Employees who sleep at least six hours a night, for at least five days a week, are awarded points by Crazy Inc., a wedding organizer in Japan. The points can be exchanged for food in the company cafeteria worth as much as 64,000 yen ($570) per year. Nightly rest will be tracked using an app made by Airweave Inc., a mattress manufacturer.
More than 92 percent of Japanese over the age of 20 say that they aren’t getting enough sleep, according to a survey by Fuji Ryoki, a health-products maker. Thanks to a labor shortage and long-held cultural belief of noble sacrifice for the corporate good, Japan has become notorious for a phenomenon called death-from-overwork, which claimed the life of an ad agency employee in 2015. Employees with happier lives will lead to better performance at the office, according to Moriyama.

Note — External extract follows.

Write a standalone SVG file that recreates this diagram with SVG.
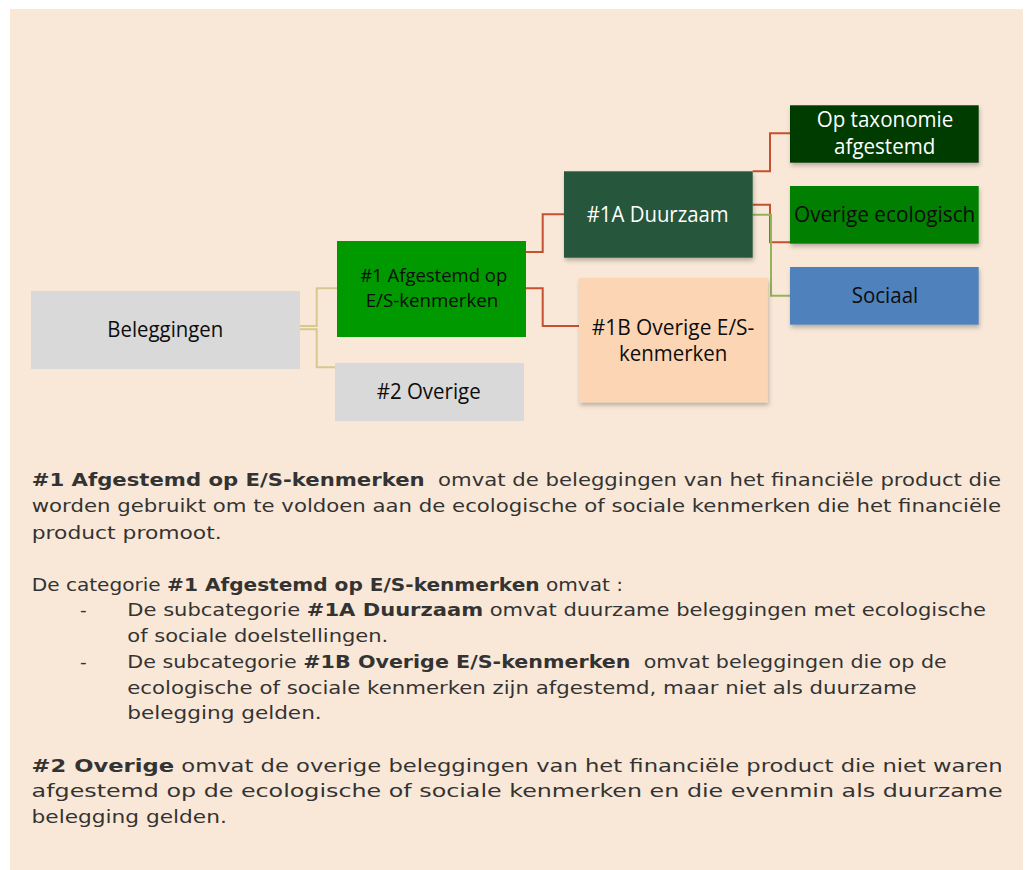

“You have to protect workers’ rights, otherwise the country itself will weaken,” Moriyama said. In addition to the sleep incentives, Crazy also promotes better nutrition, exercise and a more positive office environment. Child support is available, as well the opportunity to take company vacations on regular business days.
There’s some evidence that more sleep will lead to improved business performance and higher economic growth. Insufficient sleep costs the U.S. economy as much as $411 billion a year, or 2.28 percent of GDP, according to a 2009 study by Rand Corp. For Japan, the loss is estimated to be $138 billion, or 2.92 percent of GDP.
“I eventually want to reach a million employees,” Moriyama said. “I want to do something that other people will think is crazy.”